In early '72, Patsy joined the Republican Clubs. Throughout this time he was constantly arrested and beaten by the British Army. In September 1974 - two months after his 17th birthday, he was arrested and taken to the notorious interrogation centre at Ballykelly.

After three days of interrogation he was interned. On his release in April of 1975 he joined the Irish Republican Socialist Party.


He explains:

"My experiences in Long Kesh had helped me see the situation in a different light. I came to realise that the war in Ireland wasn't just over which flag hangs over parliament buildings. To have real control over our own lives, the people - and not the native or foreign capitalist - must control the means of production. The capitalist's only interest is in more profits, to be achieved by exploiting Irish workers.

"During this time I met and was impressed by Seamus Costello. He struck me as a dedicated man who had spent most of his life working towards a Socialist Republic."

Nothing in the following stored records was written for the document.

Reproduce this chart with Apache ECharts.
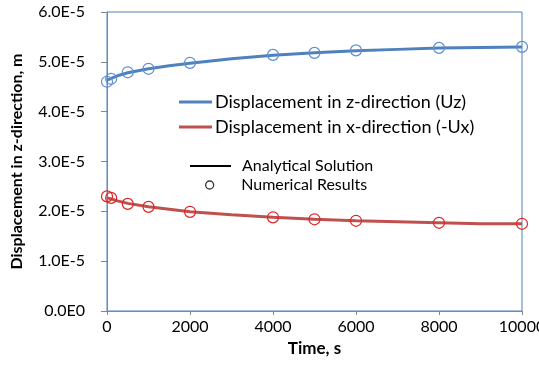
<!DOCTYPE html>
<html>
<head>
<meta charset="utf-8">
<script src="https://cdn.jsdelivr.net/npm/echarts@6/dist/echarts.min.js"></script>
<style>
  html, body { margin: 0; padding: 0; background: #fff; }
  #chart { width: 539px; height: 372px; }
</style>
</head>
<body>
<div id="chart"></div>
<script>
// analytical curves (time in s, displacement in m)
var lineTime = [0, 100, 250, 500, 1000, 1500, 2000, 3000, 4000, 5000, 6000, 7000, 8000, 9000, 10000];
var uzLine = [4.63e-5, 4.67e-5, 4.72e-5, 4.78e-5, 4.86e-5, 4.92e-5, 4.97e-5, 5.06e-5, 5.13e-5, 5.18e-5, 5.22e-5, 5.25e-5, 5.28e-5, 5.29e-5, 5.30e-5];
var uxLine = [2.27e-5, 2.25e-5, 2.21e-5, 2.16e-5, 2.09e-5, 2.04e-5, 1.99e-5, 1.93e-5, 1.88e-5, 1.84e-5, 1.81e-5, 1.79e-5, 1.77e-5, 1.75e-5, 1.75e-5];

// numerical results
var numTime = [0, 100, 500, 1000, 2000, 4000, 5000, 6000, 8000, 10000];
var uzNum = [4.60e-5, 4.66e-5, 4.79e-5, 4.86e-5, 4.98e-5, 5.14e-5, 5.18e-5, 5.23e-5, 5.28e-5, 5.30e-5];
var uxNum = [2.30e-5, 2.27e-5, 2.15e-5, 2.09e-5, 1.99e-5, 1.88e-5, 1.84e-5, 1.81e-5, 1.77e-5, 1.75e-5];

var blue = '#4f81bd';
var red = '#c0504d';
var font = 'Lato';

function pairs(xs, ys) {
  var out = [];
  for (var i = 0; i < xs.length; i++) out.push([xs[i], ys[i]]);
  return out;
}

function sci(v) {
  if (v === 0) return '0.0E0';
  return v.toExponential(1).toUpperCase().replace('+', '');
}

var chart = echarts.init(document.getElementById('chart'));

var option = {
  animation: false,
  textStyle: { fontFamily: font },
  grid: {
    left: 107, right: 17, top: 12, bottom: 61,
    outerBoundsMode: 'none',
    show: true, borderColor: blue, borderWidth: 1
  },
  legend: [{
    data: [
      { name: 'Displacement in z-direction (Uz)', icon: 'rect' },
      { name: 'Displacement in x-direction (-Ux)', icon: 'rect' }
    ],
    orient: 'vertical',
    left: 174, top: 88,
    itemWidth: 33, itemHeight: 3, itemGap: 7,
    textStyle: { fontSize: 18, color: '#000', fontFamily: font, padding: [0, 0, 0, -2] }
  }, {
    data: [{ name: 'Analytical Solution', icon: 'rect' }],
    left: 185, top: 153,
    itemWidth: 41, itemHeight: 2,
    textStyle: { fontSize: 16, color: '#000', fontFamily: font, padding: [0, 0, 0, 6] }
  }, {
    data: [{
      name: 'Numerical Results', icon: 'circle',
      itemStyle: { color: '#fff', borderColor: '#000', borderWidth: 1.3 }
    }],
    left: 200, top: 172,
    itemWidth: 41, itemHeight: 8,
    textStyle: { fontSize: 16, color: '#000', fontFamily: font, padding: [0, 0, 0, 6] }
  }],
  xAxis: {
    type: 'value',
    min: 0, max: 10000, interval: 2000,
    name: 'Time, s',
    nameLocation: 'middle', nameGap: 18,
    nameTextStyle: { fontSize: 17, fontWeight: 'bold', color: '#000', fontFamily: font },
    axisLine: { lineStyle: { color: '#868686' } },
    axisTick: { show: true, length: 4, lineStyle: { color: '#868686' } },
    axisLabel: { fontSize: 16, color: '#000', margin: 8, fontFamily: font, formatter: function (v) { return String(v); } },
    splitLine: { show: false }
  },
  yAxis: {
    type: 'value',
    min: 0, max: 6e-5, interval: 1e-5,
    name: 'Displacement in z-direction, m',
    nameLocation: 'middle', nameGap: 82,
    nameTextStyle: { fontSize: 16, fontWeight: 'bold', color: '#000', fontFamily: font },
    axisLine: { show: true, lineStyle: { color: '#868686' } },
    axisTick: { show: true, length: 6, lineStyle: { color: '#868686' } },
    axisLabel: { fontSize: 16, color: '#000', margin: 22, formatter: sci, fontFamily: font },
    splitLine: { show: false }
  },
  series: [{
    name: 'Displacement in z-direction (Uz)',
    type: 'line',
    data: pairs(lineTime, uzLine),
    showSymbol: false, symbol: 'none',
    lineStyle: { color: blue, width: 3 },
    itemStyle: { color: blue },
    z: 3
  }, {
    name: 'Displacement in x-direction (-Ux)',
    type: 'line',
    data: pairs(lineTime, uxLine),
    showSymbol: false, symbol: 'none',
    lineStyle: { color: red, width: 3 },
    itemStyle: { color: red },
    z: 3
  }, {
    name: 'uz-num',
    type: 'scatter',
    data: pairs(numTime, uzNum),
    symbol: 'circle', symbolSize: 11,
    itemStyle: { color: 'rgba(0,0,0,0)', borderColor: '#5b8fd0', borderWidth: 1.2, opacity: 1 },
    z: 4
  }, {
    name: 'ux-num',
    type: 'scatter',
    data: pairs(numTime, uxNum),
    symbol: 'circle', symbolSize: 11,
    itemStyle: { color: 'rgba(0,0,0,0)', borderColor: '#e02424', borderWidth: 1.2, opacity: 1 },
    z: 4
  }, {
    name: 'Analytical Solution',
    type: 'line',
    data: [],
    symbol: 'none',
    lineStyle: { color: '#000', width: 2 },
    itemStyle: { color: '#000' }
  }, {
    name: 'Numerical Results',
    type: 'scatter',
    data: [],
    symbol: 'circle',
    itemStyle: { color: '#fff', borderColor: '#000', borderWidth: 1.3 }
  }]
};

chart.setOption(option);
</script>
</body>
</html>
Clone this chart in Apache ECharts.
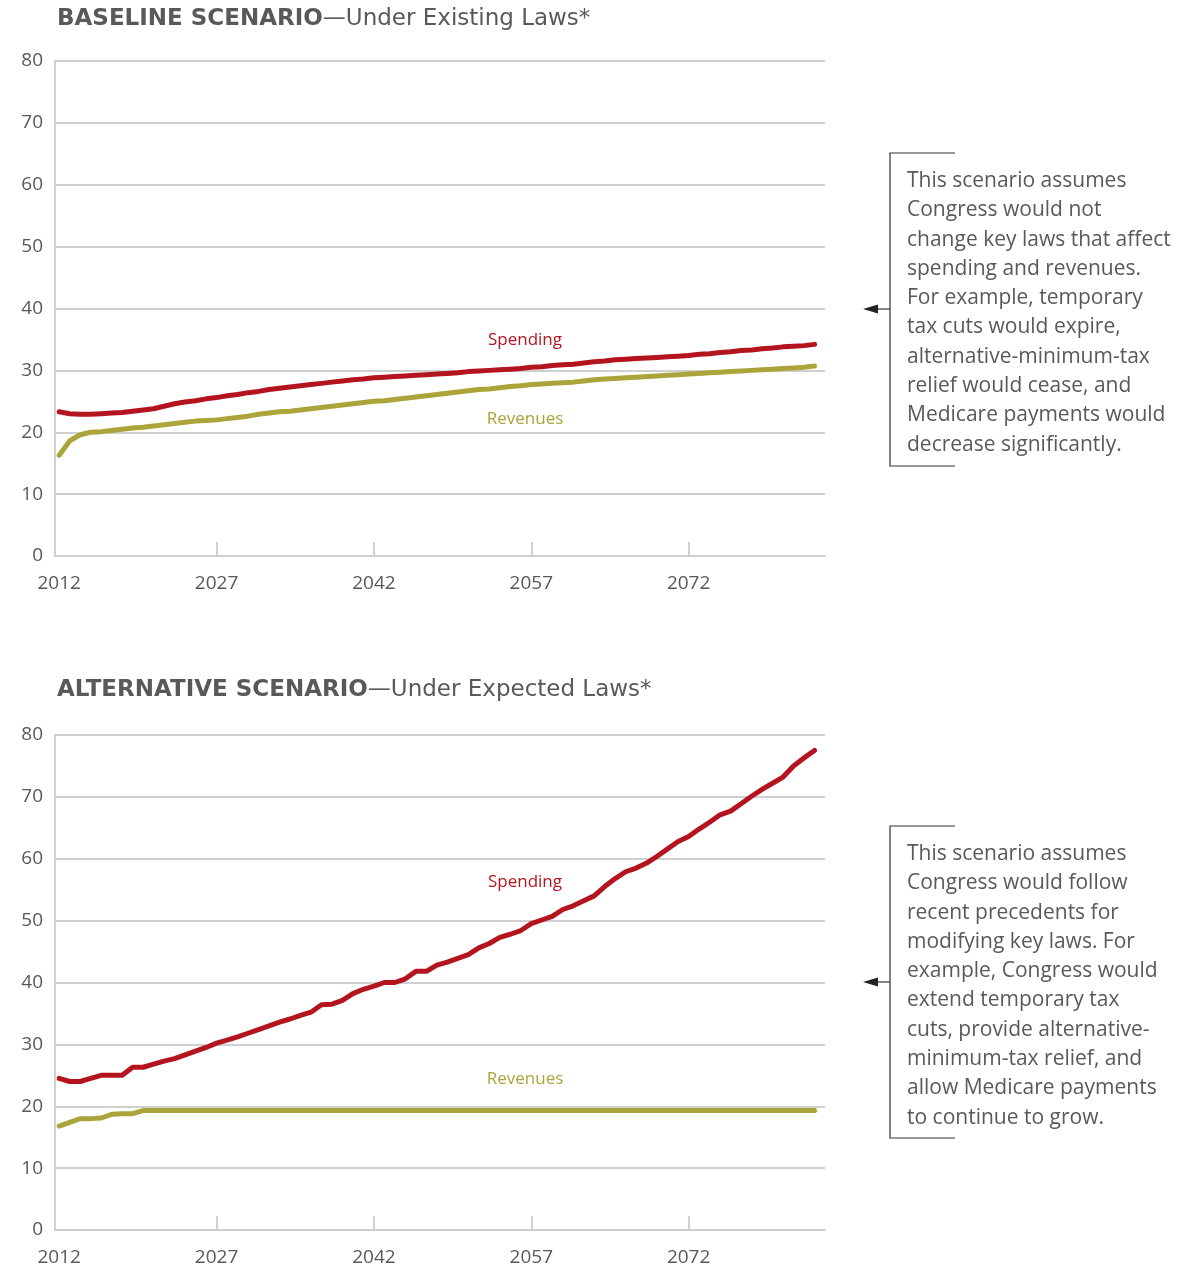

In September 1976 Patsy was arrested once again. He was charged with possession, even though there wasn't the slightest shred of evidence against him. He was held for 4 months, during which he was involved in court protests against the removal of political status.

In June of 1977, Patsy moved to Dublin, where he was subjected to harrassment from the collaborationist Free State Special Branch. He remained in Dublin until January of 1979. During his spell in Dublin Patsy was an outstanding party activist. He played a prominent role in a number of party campaigns - including those against the E.E.C., against the Heavy Gang torture and against the H-Blocks. He worked closely with Seamus Costello, Miriam Daly and Ronnie Bunting - all of whom were assassinated by agents of British Imperialism.

In January of 1979, Patsy returned to Derry. He was still deeply involved in the H-Block campaign. At that time, his brother Tony - also an IRSP member - was sentenced to 5 years imprisonment. Tony immediately went on the blanket. In May, Patsy was arrested yet again. He was charged with possession of a grenade and several months later was sentenced to 8 years imprisonment.

Patsy describes what happened then:

"I was brought back to Crumlin Road, a 15 minute visit with my girlfriend and the next day I was taken to Long Kesh. From the outset I refused to be criminalised. I was taken to the protest blocks and put in a cell. I am still here in a cell covered with excreta and urine with nothing but blankets, no mental stimulation. I have been beaten, humiliated, but their attempts to criminalise me have failed.

"Over the years since I was very young, I have seen my people oppressed, the establishment politicians who led the people in '69 have taken sides with the British Government against us; they have shown their true colours; how quickly they forget.

"The real criminals are the British imperialists who have thrived on the blood and sweat of generations of Irishmen and Irishwomen. They have maintained control of Ireland through force of arms and there is only one way to end it. I would rather die than rot in this concrete tomb for years to come. Only the Irish people can save us through united action.

"Organise now, tomorrow may be too late."